**TASK PROMPT**
Leave out all pictures and give back precisely the lines from the line with "Generate a web" to the line with "const textFont = '600", including those two lines.

------ TASK INPUTS ------

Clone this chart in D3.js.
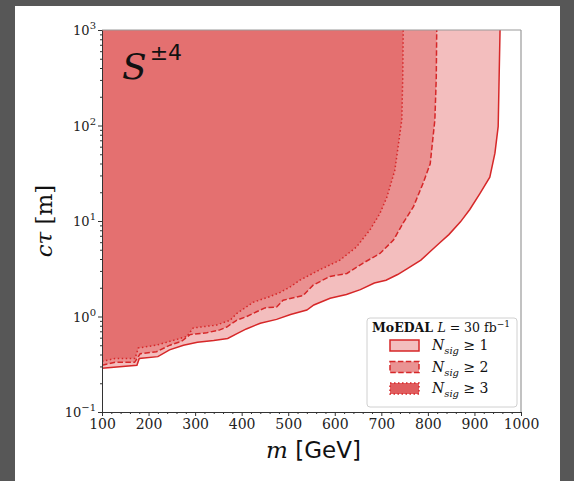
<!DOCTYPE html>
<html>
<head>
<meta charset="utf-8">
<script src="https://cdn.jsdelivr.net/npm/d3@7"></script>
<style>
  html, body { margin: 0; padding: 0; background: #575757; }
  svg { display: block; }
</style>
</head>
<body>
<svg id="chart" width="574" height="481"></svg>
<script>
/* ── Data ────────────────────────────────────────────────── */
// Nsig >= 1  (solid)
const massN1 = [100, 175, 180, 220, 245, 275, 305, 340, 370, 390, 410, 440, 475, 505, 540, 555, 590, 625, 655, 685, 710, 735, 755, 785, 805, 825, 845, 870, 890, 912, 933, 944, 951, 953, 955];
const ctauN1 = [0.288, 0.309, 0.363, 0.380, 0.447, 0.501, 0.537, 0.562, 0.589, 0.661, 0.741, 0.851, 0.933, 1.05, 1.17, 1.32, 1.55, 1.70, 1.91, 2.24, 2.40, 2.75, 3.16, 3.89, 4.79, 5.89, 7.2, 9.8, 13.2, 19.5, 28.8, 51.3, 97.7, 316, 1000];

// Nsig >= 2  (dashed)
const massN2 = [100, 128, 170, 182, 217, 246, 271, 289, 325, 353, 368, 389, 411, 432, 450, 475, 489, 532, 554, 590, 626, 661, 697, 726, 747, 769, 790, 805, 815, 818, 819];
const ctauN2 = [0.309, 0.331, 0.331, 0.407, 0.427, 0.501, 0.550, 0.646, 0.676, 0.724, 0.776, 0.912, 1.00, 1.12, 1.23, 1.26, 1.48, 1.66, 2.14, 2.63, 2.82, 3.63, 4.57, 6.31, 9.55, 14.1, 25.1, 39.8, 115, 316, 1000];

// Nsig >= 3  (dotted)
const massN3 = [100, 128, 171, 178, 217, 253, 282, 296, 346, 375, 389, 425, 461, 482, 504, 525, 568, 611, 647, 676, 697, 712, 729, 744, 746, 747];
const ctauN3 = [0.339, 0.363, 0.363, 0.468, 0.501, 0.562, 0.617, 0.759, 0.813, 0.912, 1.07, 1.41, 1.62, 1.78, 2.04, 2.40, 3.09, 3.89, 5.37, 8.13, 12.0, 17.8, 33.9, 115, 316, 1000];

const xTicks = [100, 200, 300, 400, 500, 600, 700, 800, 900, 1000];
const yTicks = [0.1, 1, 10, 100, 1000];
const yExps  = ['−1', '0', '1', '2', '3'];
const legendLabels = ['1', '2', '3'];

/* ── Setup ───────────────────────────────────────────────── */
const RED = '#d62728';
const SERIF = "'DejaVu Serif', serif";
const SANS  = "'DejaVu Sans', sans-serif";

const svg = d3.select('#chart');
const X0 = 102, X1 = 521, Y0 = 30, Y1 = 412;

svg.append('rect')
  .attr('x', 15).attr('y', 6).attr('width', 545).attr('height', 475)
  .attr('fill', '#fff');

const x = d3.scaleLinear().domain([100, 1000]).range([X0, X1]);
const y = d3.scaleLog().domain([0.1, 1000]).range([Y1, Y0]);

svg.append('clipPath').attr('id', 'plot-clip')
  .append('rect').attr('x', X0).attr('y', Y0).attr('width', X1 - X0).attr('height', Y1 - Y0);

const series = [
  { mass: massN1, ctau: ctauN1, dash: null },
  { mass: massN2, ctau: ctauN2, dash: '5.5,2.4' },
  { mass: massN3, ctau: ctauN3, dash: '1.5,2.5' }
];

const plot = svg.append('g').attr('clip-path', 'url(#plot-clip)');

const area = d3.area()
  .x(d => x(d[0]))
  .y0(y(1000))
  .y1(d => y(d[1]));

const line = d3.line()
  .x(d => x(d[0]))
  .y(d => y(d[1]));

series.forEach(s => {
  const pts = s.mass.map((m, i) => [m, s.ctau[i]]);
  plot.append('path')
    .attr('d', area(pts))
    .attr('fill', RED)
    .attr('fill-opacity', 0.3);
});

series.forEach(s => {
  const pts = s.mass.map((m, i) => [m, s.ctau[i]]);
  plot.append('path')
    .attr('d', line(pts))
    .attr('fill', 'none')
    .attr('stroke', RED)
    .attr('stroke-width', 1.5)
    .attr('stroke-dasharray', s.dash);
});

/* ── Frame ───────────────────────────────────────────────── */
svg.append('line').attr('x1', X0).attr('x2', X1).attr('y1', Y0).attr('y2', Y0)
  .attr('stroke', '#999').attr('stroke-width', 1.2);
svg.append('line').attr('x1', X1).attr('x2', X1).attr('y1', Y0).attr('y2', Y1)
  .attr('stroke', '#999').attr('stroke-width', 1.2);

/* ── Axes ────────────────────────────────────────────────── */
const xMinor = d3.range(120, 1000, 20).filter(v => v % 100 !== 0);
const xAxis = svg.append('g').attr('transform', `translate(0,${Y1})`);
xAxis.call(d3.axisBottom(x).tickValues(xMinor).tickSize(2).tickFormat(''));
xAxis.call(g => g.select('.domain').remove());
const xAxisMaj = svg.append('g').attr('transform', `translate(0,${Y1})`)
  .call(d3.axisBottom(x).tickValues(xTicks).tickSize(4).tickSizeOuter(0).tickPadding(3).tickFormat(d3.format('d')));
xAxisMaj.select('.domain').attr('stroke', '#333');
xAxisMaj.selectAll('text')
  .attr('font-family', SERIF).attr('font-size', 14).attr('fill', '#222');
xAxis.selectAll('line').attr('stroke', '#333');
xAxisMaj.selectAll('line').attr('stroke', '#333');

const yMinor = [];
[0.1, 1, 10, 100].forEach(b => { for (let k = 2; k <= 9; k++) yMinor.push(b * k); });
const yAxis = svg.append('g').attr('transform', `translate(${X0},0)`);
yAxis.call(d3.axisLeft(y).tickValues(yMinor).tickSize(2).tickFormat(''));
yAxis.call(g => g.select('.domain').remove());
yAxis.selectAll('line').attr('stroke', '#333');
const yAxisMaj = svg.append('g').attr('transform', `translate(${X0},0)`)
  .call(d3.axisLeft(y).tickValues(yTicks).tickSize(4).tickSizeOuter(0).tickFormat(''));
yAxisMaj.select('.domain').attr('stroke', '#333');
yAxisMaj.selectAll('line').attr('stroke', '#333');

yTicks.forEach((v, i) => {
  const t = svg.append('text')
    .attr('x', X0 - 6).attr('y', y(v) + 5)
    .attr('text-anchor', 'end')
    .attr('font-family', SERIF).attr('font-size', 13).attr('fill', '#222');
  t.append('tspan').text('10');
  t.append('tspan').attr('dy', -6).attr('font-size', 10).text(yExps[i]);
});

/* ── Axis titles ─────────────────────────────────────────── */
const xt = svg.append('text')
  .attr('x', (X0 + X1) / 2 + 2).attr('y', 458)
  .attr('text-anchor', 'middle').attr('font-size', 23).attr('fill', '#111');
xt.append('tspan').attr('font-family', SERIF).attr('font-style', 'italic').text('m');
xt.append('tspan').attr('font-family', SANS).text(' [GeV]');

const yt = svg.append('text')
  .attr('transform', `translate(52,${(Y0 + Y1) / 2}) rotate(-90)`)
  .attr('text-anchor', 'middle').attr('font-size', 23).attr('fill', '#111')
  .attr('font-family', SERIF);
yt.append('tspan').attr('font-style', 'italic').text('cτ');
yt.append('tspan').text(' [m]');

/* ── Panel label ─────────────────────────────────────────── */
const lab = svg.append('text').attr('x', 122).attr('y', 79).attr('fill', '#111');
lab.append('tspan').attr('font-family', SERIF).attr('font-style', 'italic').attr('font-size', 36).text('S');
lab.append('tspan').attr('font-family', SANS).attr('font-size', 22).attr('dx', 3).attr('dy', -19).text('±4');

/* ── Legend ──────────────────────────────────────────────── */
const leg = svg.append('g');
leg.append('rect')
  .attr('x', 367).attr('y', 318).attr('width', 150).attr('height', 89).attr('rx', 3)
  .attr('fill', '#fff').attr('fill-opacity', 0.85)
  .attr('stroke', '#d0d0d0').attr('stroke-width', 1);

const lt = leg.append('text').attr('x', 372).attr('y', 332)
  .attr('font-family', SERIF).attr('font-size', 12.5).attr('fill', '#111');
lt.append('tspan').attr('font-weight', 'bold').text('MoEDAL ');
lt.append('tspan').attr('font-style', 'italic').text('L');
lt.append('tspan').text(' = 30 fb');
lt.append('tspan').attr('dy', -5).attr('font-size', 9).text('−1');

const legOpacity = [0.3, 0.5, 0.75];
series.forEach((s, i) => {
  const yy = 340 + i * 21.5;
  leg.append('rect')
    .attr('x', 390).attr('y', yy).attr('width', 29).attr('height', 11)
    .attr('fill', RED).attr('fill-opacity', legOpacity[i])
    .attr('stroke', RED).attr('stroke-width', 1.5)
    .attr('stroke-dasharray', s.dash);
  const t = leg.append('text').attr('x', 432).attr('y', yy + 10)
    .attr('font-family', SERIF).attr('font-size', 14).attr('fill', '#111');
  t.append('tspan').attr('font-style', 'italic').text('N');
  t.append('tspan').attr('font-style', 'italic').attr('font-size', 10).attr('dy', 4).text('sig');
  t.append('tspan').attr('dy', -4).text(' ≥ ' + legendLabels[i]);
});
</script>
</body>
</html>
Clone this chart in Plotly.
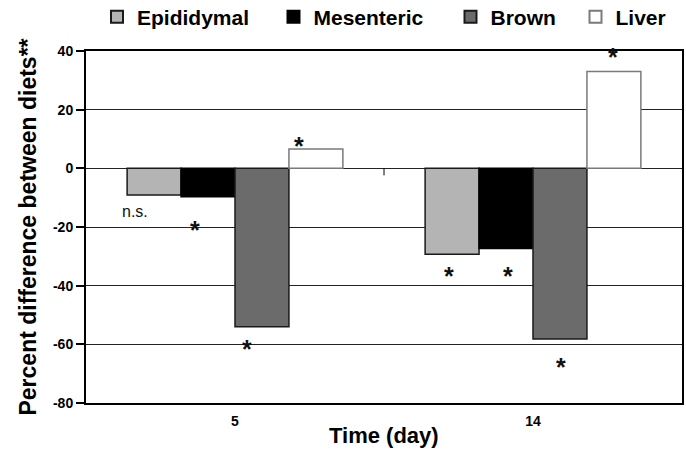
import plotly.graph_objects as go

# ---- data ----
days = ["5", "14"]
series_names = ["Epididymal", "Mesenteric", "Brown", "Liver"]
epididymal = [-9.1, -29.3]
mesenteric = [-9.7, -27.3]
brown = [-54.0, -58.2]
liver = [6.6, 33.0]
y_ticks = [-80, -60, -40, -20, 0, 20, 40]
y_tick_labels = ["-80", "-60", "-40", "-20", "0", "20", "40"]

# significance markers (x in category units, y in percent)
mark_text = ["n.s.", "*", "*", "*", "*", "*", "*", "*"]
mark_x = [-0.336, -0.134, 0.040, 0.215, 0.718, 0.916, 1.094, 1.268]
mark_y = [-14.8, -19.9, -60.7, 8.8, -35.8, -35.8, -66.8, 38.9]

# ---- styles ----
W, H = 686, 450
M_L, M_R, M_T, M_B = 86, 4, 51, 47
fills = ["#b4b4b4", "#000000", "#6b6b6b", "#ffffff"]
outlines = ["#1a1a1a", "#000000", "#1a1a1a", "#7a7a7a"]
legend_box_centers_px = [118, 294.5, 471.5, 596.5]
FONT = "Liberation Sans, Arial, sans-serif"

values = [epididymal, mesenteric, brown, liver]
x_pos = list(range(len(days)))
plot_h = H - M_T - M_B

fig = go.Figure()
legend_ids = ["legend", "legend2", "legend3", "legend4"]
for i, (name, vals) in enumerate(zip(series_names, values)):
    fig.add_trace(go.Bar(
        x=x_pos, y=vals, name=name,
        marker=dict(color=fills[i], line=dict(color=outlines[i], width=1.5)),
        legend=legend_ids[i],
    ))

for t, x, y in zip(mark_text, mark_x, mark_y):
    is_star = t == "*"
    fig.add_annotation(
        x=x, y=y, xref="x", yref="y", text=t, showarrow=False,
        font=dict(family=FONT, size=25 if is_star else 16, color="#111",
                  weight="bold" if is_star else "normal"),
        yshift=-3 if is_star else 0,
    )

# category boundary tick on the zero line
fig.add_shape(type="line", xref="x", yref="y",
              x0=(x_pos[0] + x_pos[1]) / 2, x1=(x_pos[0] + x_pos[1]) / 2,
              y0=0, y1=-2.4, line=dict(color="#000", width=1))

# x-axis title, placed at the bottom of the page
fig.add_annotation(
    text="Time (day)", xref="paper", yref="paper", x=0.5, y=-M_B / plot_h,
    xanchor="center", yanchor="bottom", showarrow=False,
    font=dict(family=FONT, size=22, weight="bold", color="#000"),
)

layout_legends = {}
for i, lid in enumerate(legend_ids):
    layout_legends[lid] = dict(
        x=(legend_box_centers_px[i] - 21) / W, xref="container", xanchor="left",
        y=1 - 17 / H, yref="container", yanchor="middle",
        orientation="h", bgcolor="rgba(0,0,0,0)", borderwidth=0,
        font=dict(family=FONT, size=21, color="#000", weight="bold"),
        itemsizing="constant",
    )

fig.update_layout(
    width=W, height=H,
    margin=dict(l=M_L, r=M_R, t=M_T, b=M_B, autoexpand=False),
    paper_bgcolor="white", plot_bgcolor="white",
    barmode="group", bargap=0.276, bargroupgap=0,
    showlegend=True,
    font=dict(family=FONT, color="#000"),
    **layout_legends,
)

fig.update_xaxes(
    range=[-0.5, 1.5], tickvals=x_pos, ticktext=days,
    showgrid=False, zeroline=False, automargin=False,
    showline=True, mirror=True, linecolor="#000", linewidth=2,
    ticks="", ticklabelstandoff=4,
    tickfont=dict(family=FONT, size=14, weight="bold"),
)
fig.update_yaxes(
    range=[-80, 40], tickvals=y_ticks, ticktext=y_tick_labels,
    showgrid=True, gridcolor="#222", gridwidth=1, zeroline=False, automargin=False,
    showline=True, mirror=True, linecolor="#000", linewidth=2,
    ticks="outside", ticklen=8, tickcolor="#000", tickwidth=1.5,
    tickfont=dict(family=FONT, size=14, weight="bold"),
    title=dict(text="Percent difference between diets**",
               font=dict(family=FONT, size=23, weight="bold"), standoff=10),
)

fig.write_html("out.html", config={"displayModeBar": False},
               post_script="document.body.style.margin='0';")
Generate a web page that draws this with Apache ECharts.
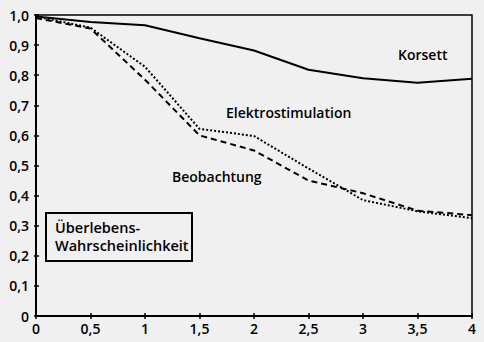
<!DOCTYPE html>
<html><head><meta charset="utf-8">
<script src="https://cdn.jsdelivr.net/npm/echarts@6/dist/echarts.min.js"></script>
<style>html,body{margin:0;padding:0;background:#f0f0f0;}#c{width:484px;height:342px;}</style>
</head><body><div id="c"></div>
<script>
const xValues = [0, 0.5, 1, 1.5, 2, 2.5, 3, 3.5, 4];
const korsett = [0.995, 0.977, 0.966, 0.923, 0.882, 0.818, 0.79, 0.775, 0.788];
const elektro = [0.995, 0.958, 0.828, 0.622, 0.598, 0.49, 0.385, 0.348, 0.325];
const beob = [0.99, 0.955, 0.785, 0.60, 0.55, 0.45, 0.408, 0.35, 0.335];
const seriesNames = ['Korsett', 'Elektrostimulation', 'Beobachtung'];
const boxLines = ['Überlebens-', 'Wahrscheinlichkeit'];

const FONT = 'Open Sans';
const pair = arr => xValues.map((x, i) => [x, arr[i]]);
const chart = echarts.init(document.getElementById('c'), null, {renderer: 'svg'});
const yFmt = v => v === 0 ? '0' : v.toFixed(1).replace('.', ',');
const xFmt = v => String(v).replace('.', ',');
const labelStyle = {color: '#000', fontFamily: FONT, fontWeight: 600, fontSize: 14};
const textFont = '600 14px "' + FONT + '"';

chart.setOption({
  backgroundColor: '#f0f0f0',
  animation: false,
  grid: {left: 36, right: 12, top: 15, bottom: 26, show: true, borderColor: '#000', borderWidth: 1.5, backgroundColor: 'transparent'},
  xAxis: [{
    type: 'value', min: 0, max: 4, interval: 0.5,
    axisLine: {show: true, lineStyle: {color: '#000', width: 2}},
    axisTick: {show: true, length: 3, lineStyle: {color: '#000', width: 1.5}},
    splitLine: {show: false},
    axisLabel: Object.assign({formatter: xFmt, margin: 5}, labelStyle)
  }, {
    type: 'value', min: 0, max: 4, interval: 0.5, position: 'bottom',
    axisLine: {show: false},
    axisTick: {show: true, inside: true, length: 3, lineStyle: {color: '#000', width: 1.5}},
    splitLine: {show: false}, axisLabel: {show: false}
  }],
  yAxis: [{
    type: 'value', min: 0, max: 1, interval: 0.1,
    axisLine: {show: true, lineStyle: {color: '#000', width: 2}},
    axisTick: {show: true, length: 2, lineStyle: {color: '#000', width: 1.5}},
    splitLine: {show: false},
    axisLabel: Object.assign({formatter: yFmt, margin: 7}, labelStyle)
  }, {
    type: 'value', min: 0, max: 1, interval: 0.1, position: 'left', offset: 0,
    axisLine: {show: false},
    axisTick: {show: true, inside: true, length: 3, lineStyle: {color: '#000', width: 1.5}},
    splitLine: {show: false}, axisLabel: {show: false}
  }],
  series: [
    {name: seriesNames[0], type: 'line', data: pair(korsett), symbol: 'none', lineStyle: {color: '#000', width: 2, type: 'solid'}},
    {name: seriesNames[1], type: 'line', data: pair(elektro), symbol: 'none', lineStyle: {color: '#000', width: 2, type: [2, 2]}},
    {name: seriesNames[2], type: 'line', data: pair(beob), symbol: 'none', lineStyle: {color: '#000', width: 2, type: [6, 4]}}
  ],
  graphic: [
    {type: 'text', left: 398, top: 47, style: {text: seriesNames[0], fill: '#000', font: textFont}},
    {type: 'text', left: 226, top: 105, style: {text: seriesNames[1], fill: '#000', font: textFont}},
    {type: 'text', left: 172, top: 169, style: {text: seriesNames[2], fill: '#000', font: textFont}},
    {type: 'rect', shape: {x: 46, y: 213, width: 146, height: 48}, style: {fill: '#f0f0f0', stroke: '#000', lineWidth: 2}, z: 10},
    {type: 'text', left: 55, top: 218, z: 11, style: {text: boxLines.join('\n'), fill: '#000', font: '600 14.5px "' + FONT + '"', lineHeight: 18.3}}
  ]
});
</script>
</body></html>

------

**TASK ANSWER**
Generate a web page that draws this with Apache ECharts.
<!DOCTYPE html>
<html><head><meta charset="utf-8">
<script src="https://cdn.jsdelivr.net/npm/echarts@6/dist/echarts.min.js"></script>
<style>html,body{margin:0;padding:0;background:#f0f0f0;}#c{width:484px;height:342px;}</style>
</head><body><div id="c"></div>
<script>
const xValues = [0, 0.5, 1, 1.5, 2, 2.5, 3, 3.5, 4];
const korsett = [0.995, 0.977, 0.966, 0.923, 0.882, 0.818, 0.79, 0.775, 0.788];
const elektro = [0.995, 0.958, 0.828, 0.622, 0.598, 0.49, 0.385, 0.348, 0.325];
const beob = [0.99, 0.955, 0.785, 0.60, 0.55, 0.45, 0.408, 0.35, 0.335];
const seriesNames = ['Korsett', 'Elektrostimulation', 'Beobachtung'];
const boxLines = ['Überlebens-', 'Wahrscheinlichkeit'];

const FONT = 'Open Sans';
const pair = arr => xValues.map((x, i) => [x, arr[i]]);
const chart = echarts.init(document.getElementById('c'), null, {renderer: 'svg'});
const yFmt = v => v === 0 ? '0' : v.toFixed(1).replace('.', ',');
const xFmt = v => String(v).replace('.', ',');
const labelStyle = {color: '#000', fontFamily: FONT, fontWeight: 600, fontSize: 14};
const textFont = '600 14px "' + FONT + '"';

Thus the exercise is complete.